Hair braiding certification courses prepare students for state cosmetology licensing exams. Hair braiding can either be found as a topic in basic and advanced hair styling courses or in a course of its own. In such courses, students learn about weaving or intertwining the hair in a variety of styles, including cornrows, locks (or locs), twists, knots, and single braids. Other topics of study can include scalp care, sanitation and professional procedures.

Cosmetologists in the United States are required to be licensed. To enter a licensure program, aspiring cosmologists usually need to meet the following basic requirements: be at least 16 years old, hold a high school diploma or GED, graduate from a state-licensed cosmetology school.

Cosmetology licensure exam preparation programs typically consist of a mixture of classroom and hands on training. For cosmetologists focusing on hair braiding, licensure requirements vary by state. Here is some information for several states.

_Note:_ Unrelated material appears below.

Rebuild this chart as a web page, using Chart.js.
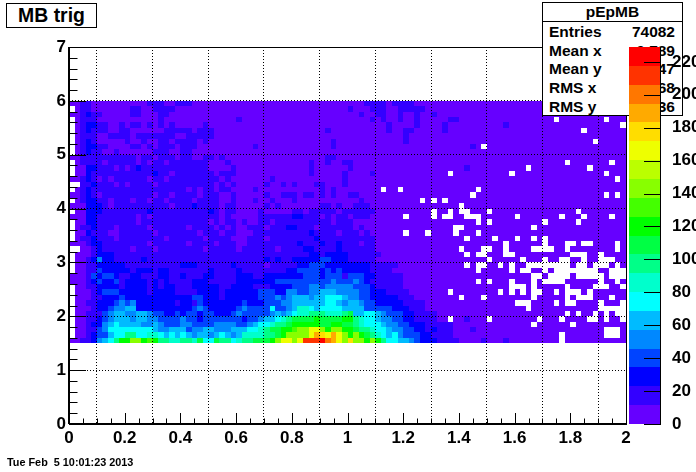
<!DOCTYPE html>
<html lang="en">
<head>
<meta charset="UTF-8" />
<title>pEpMB</title>
<script src="https://cdn.jsdelivr.net/npm/chart.js"></script>
<style>
  html, body { margin: 0; background: #fff; }
  body { width: 696px; height: 472px; position: relative; overflow: hidden; font: bold 15.5px "Liberation Sans", sans-serif; color: #000; }
  canvas { position: absolute; top: 0; }
  .box { position: absolute; background: #fff; border: 1px solid #000; box-sizing: border-box; }
  #title { left: 6px; top: 3px; width: 91px; height: 25px; text-align: center; font-size: 19.4px; line-height: 23px; }
  #stats { left: 542px; top: 2px; width: 141px; height: 114px; }
  #stats .head { text-align: center; height: 18px; line-height: 18px; border-bottom: 1px solid #000; }
  #stats .row { position: absolute; left: 6px; right: 7px; height: 18px; line-height: 18px; display: flex; justify-content: space-between; }
  #stamp { position: absolute; left: 7px; top: 456px; font-size: 10.85px; line-height: 13px; white-space: pre; }
</style>
</head>
<body>
<canvas id="mainChart" width="696" height="472" style="left:0"></canvas>
<div class="box" id="title">MB trig</div>
<div class="box" id="stats">
  <div class="head">pEpMB</div>
  <div class="row" style="top:20px"><span>Entries</span><span>74082</span></div>
  <div class="row" style="top:39px"><span>Mean x</span><span>0.789</span></div>
  <div class="row" style="top:57px"><span>Mean y</span><span>2.747</span></div>
  <div class="row" style="top:76px"><span>RMS x</span><span>0.468</span></div>
  <div class="row" style="top:95px"><span>RMS y</span><span>0.936</span></div>
</div>
<div id="stamp">Tue Feb  5 10:01:23 2013</div>
<canvas id="paletteChart" width="67" height="472" style="left:629px"></canvas>

<script>
// colour level of each bin, bottom row (y 1.5-1.6) first, ten bins per group
// 0-9,a-j index levelColors, a row that stops early is level 0 for the rest
const rowLevels = [
  "001124568a accaba8877 8879669886 788999acee ceiiijhgec fccaca8665 5432221111 0000100010",
  "0001233566 8866776565 6545545654 57777889ac cccegfegec aca9876564 3332211110",
  "0001134666 6666654455 5344554445 55667899aa bcceecacca a988766544 3322121110 001",
  "0001224565 5554454333 4433334444 3345667889 aaaaa99aa9 9876665443 3222111110",
  "0001123455 5455443333 4332333333 3233455678 9999a9999a a876654433 2211110000 01",
  "0001113455 4455433223 2332332223 4333334545 6778887778 9556654333 221111",
  "0000122344 5522222222 2234322222 3433336334 5776566665 5553333322 2111",
  "0001122234 3422222221 2213222222 2322233344 5555556654 5543322222 1111",
  "0000112223 2222222222 2233222122 2222333434 5554556665 4433222221 11",
  "0000123332 2222122221 1112222122 2222333224 4334455544 4433222111 1",
  "0001122221 2222121221 1122222112 2221112222 3334434444 4333211111",
  "0001232231 2222121211 1122211111 2222222333 3333333433 3432111111",
  "0001323321 1221112211 2111221111 2221122222 2233323331 3332211111",
  "0001132222 2122212211 1111121111 2111111112 2333323232 2222111100",
  "0001122222 1111111111 2221111112 1111101111 1223332222 222211111",
  "0001242211 1112111111 1111111111 1111121211 2222233222 11111",
  "0000122211 1111111111 1111111111 1111111111 1112212222 111111",
  "0000121111 1011101111 1111011111 0111111011 1122111121 11111",
  "0001221111 1111011111 1011110111 0011111111 1211121121 11011",
  "0011211101 1111111011 1111011110 0011101111 1111211111 11111",
  "0002111001 1111101111 1110111011 0001111111 1112111101 1101",
  "0011211101 1111011111 1011110101 0011101112 2111011111 101",
  "0002211111 1101111111 1111101011 0100110111 1111111011 1",
  "0002211111 1101011111 1111111010 0000111111 2211101011 0111",
  "0002221111 1111211111 1111121011 0000100000 1101111101 11111",
  "0002221011 1111111101 1121111011 0000010100 0000011010 0111",
  "0012211011 1011011011 1101111001 0001001000 1000000000 001",
  "0012101111 1111101101 1110111001 0000010011 1011010100 11",
  "0012111111 1111111111 1010110110 0001000000 0000010100",
  "0011211101 0111101111 1111110101 0000010010 1000110001",
  "0012101011 1111011011 1111111010 0000001000 0000000001",
  "0002111111 1111121101 1111110111 0000000000 0001000001 00001",
  "0002211101 0121111111 1111100001 0000000000 0001000000 1000000000 0000000000 01",
  "0011110111 1101011011 1111100010 0000000000 0001001001 1",
  "0011111111 1101101110 1100110100 0000000000 0000001100",
  "0012110010 0000011100 1100000000",
  "0012211000 0110101110 1110000000 0001000000 0000000100 0000000000 0000000000 001",
  "0012100000 1001001101 1110100000 0000000000 0000000100 0000000000 1",
  "0011100111 1011111110 0111110000 0000000000 0000000000 0000000000 1",
  "0012111001 1000000111 1101110000 0000000000 0000001000 0000000100 1100000100",
  "0012211001 0110101010 0000100000 0000000000 0000000000 0000000100 0010000100 000000001",
  "0011100000 0000001000 0000000000 1000000000 0000000000 0000101001 0010000011",
  "0012110000 0110001100 0000000000 0000000000 0000000000 0010011001 0010010000",
  "0011000000 0110011110 0000000000 0000000000 0000000000 1000111001 1111",
  "0011000000 0000111001 1100000000 0000000000 0000000000 0001111011 11"
];

// bins with no entries, listed per row (same row order)
const emptyBins = [
  [88],
  [0, 88, 96, 97, 98],
  [0, 96, 97, 98],
  [0, 83, 90],
  [0, 68, 75, 84, 88, 93, 94, 96, 99],
  [0, 89, 91, 94, 96, 98, 99],
  [0, 82, 95, 96, 97, 98, 99],
  [0, 80, 81, 82, 87, 89, 90, 95, 99],
  [0, 70, 74, 83, 89, 91, 92, 93, 97],
  [0, 68, 77, 79, 81, 83, 84, 87, 89, 90, 91, 93],
  [0, 79, 80, 81, 83, 89, 94, 95, 96, 99],
  [73, 75, 79, 83, 85, 86, 87, 88, 95, 98],
  [83, 84, 86, 87, 88, 89, 91, 92, 93, 94, 95, 97, 98, 99],
  [0, 73, 79, 81, 82, 85, 87, 88, 89, 90, 91, 92, 93, 94, 97, 98, 99],
  [0, 71, 73, 74, 77, 79, 82, 83, 84, 85, 86, 87, 88, 89, 91, 92, 94, 95, 96, 98],
  [0, 75, 81, 85, 88, 89, 92, 95, 96, 97],
  [0, 71, 73, 74, 78, 79, 90, 91, 92, 95],
  [0, 1, 70, 74, 75, 78, 83, 84, 85, 86, 89, 98],
  [78, 85, 89, 90, 92, 93, 98],
  [0, 71, 76, 80, 83, 85],
  [0, 60, 64, 69, 73],
  [0, 69, 70, 83],
  [0, 73, 75, 85, 91],
  [60, 65, 67, 68, 71, 72, 73, 80, 88, 92, 97],
  [0, 65, 68, 70, 71, 75, 91],
  [70],
  [0, 63, 65, 67],
  [72, 96, 98],
  [0, 56, 59, 73],
  [0, 1],
  [98],
  [0, 68, 79, 96],
  [0, 82, 93],
  [0, 89, 97],
  [],
  [0],
  [0, 74],
  [0, 94],
  [0],
  [0, 92],
  [0, 99],
  [0, 87, 96],
  [],
  [0],
  []
];

const levelColors = [
  "#6600ff", "#3300ff", "#0000ff", "#0044ff", "#0088ff", "#00bbff", "#00ffff", "#00ffcc", "#00ff88", "#00ff44",
  "#00ff00", "#44ff00", "#88ff00", "#bbff00", "#eeff00", "#ffdd00", "#ffaa00", "#ff7700", "#ff3300", "#ff0000"
];
const levelCodes = "0123456789abcdefghij";

const xTickLabels = ["0", "0.2", "0.4", "0.6", "0.8", "1", "1.2", "1.4", "1.6", "1.8", "2"];
const yTickLabels = ["0", "1", "2", "3", "4", "5", "6", "7"];
const zTickLabels = ["0", "20", "40", "60", "80", "100", "120", "140", "160", "180", "200", "220"];
const zMax = 229;

const axisFont = { family: "'Liberation Sans', sans-serif", size: 17, weight: "bold" };

// build one bar dataset per colour level, each bin a floating bar
const binsByLevel = levelColors.map(() => []);
rowLevels.forEach((row, r) => {
  const cells = row.replace(/ /g, "");
  for (let c = 0; c < 100; c++) {
    if (emptyBins[r].includes(c)) continue;
    const level = c < cells.length ? levelCodes.indexOf(cells[c]) : 0;
    binsByLevel[level].push({ x: (c * 2 + 1) / 100, y: [(15 + r) / 10, (16 + r) / 10] });
  }
});

// cells should sit on whole pixels, otherwise seams show between them
// the tiny nudge keeps edges that land on .5 from rounding two ways
const snap = v => Math.round(v + 1e-6);
const snapBars = {
  id: "snapBars",
  afterDatasetsUpdate(chart) {
    chart.getSortedVisibleDatasetMetas().forEach(meta => {
      meta.data.forEach(el => {
        const left = snap(el.x - el.width / 2);
        const right = snap(el.x + el.width / 2);
        const top = snap(el.y);
        const bottom = snap(el.base);
        el.x = (left + right) / 2;
        el.width = right - left;
        el.y = top;
        el.base = bottom;
        el.height = bottom - top;
      });
    });
  }
};

// ROOT style frame with tick marks pointing inward
const frameTicks = {
  id: "frameTicks",
  afterDraw(chart) {
    const { ctx, chartArea: area, scales } = chart;
    const line = (x1, y1, x2, y2) => {
      ctx.beginPath();
      ctx.moveTo(x1, y1);
      ctx.lineTo(x2, y2);
      ctx.stroke();
    };
    ctx.save();
    ctx.strokeStyle = "#000";
    ctx.lineWidth = 1;
    ctx.strokeRect(area.left + 0.5, area.top + 0.5, area.width, area.height);
    ctx.lineWidth = 2;
    line(area.left, area.bottom, area.right + 1, area.bottom);
    line(area.left, area.top, area.left, area.bottom);
    ctx.lineWidth = 1;
    for (let i = 0; i <= 40; i++) {
      const x = Math.round(scales.x.getPixelForValue(i / 20)) + 0.5;
      line(x, area.bottom, x, area.bottom - (i % 4 === 0 ? 11 : 5.5));
    }
    for (let i = 0; i <= 35; i++) {
      const y = Math.round(scales.y.getPixelForValue(i / 5)) + 0.5;
      line(area.left, y, area.left + (i % 5 === 0 ? 17 : 8.5), y);
    }
    ctx.restore();
  }
};

const paletteTicks = {
  id: "paletteTicks",
  afterDraw(chart) {
    const { ctx, chartArea: area, scales } = chart;
    ctx.save();
    ctx.strokeStyle = "#000";
    ctx.lineWidth = 1;
    ctx.beginPath();
    ctx.moveTo(area.right - 0.5, area.top);
    ctx.lineTo(area.right - 0.5, area.bottom);
    zTickLabels.forEach(label => {
      const y = Math.round(scales.y.getPixelForValue(Number(label))) + 0.5;
      ctx.moveTo(area.right, y);
      ctx.lineTo(area.right - 17, y);
    });
    ctx.stroke();
    ctx.restore();
  }
};

new Chart(document.getElementById("mainChart"), {
  type: "bar",
  data: {
    datasets: binsByLevel.map((bins, level) => ({
      data: bins,
      backgroundColor: levelColors[level],
      borderWidth: 0,
      inflateAmount: 0,
      grouped: false,
      barPercentage: 1,
      categoryPercentage: 1
    }))
  },
  options: {
    responsive: false,
    animation: false,
    events: [],
    layout: { padding: { top: 47, right: 70 } },
    plugins: { legend: { display: false }, tooltip: { enabled: false } },
    scales: {
      x: {
        type: "linear",
        offset: false,
        min: 0,
        max: 2,
        grid: { z: 1, color: "#000", lineWidth: 1, drawTicks: false },
        border: { display: false, dash: [1, 2] },
        ticks: {
          stepSize: 0.2,
          autoSkip: false,
          maxRotation: 0,
          padding: 4,
          color: "#000",
          font: axisFont,
          callback: (value, i) => xTickLabels[i]
        },
        afterFit(scale) {
          scale.height = 48;
          scale.paddingLeft = 0;
          scale.paddingRight = 0;
        }
      },
      y: {
        min: 0,
        max: 7,
        grid: { z: 1, color: "#000", lineWidth: 1, drawTicks: false },
        border: { display: false, dash: [1, 2] },
        ticks: {
          stepSize: 1,
          padding: 3,
          color: "#000",
          font: axisFont,
          callback: (value, i) => yTickLabels[i]
        },
        afterFit(scale) {
          scale.width = 69;
          scale.paddingTop = 0;
          scale.paddingBottom = 0;
        }
      }
    }
  },
  plugins: [snapBars, frameTicks]
});

// colour scale on its own small canvas, it sits above the stats box
new Chart(document.getElementById("paletteChart"), {
  type: "bar",
  data: {
    labels: [""],
    datasets: levelColors.map((color, level) => ({
      data: [[level * zMax / 20, (level + 1) * zMax / 20]],
      backgroundColor: color,
      borderWidth: 0,
      inflateAmount: 0,
      grouped: false,
      barPercentage: 1,
      categoryPercentage: 1
    }))
  },
  options: {
    responsive: false,
    animation: false,
    events: [],
    layout: { padding: { top: 47, bottom: 48 } },
    plugins: { legend: { display: false }, tooltip: { enabled: false } },
    scales: {
      x: { display: false },
      y: {
        position: "right",
        min: 0,
        max: zMax,
        grid: { display: false },
        border: { display: false },
        afterBuildTicks(scale) {
          // keep only the round values, max itself gets no label
          scale.ticks = zTickLabels.map(label => ({ value: Number(label) }));
        },
        ticks: {
          padding: 3,
          color: "#000",
          font: axisFont,
          callback: (value, i) => zTickLabels[i]
        },
        afterFit(scale) {
          scale.width = 35;
          scale.paddingTop = 0;
          scale.paddingBottom = 0;
        }
      }
    }
  },
  plugins: [snapBars, paletteTicks]
});
</script>
</body>
</html>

In Florida, hair braiders take a 2-day course consisting of 16 hours of training in sanitation, sterilization, scalp disorders, HIV/AIDS and hair braiding laws. After completing the 2-day course, hair braiders must then register with the Department of Business and Professional Regulation and pay an application fee. While waiting for their registration to be issued, hair braiders can begin working legally. Hair braiders must renew their licenses every two years by completing 16 hours of continuing education units.


The Minnesota Board of Barber and Cosmetologist Examiners requires hair braiders to complete 30 hours of training in the areas of health, sanitation and safety. Specific topics covered include virus and bacteria reproduction, sterilization, blood-borne pathogens, proper sanitation and decontamination. Students are supervised by an instructor and are assigned hands-on exercises in sanitation. License renewal for hair braiders in Minnesota is every three years.

Wisconsin, California and Mississippi

Some states don't license or regulate hair braiding. Wisconsin, for example, does not offer a hair braiding curriculum, and California does not regulate hair braiders. Up until 2004, hair braiding was not part of the cosmetology curriculum in Mississippi, and anyone wanting to work as a hair braider had to complete the cosmetology education required for licensing, even though hair braiding was not part of the curriculum, according to the Institute for Justice. In 2005, after a lawsuit was filed against the state, aspiring hair braiders became able to gain licenses by paying a licensing fee to the Board of Health and taking a test on sanitation and health guidelines.

Continuing Education

In order to maintain licensure, cosmetologists must periodically fulfill continuing education requirements by completing courses and/or workshops. Some continuing education offerings are available in hair braiding. Alternatively, hair braiding specialists may chose to expand their expertise in other areas by taking courses such as pinning hair for special occasions, haircutting with compression techniques and hair coloring trends.

To recap, in order to become a professional cosmetologist focusing on hair braiding, certain licensure requirements must be met depending on the state.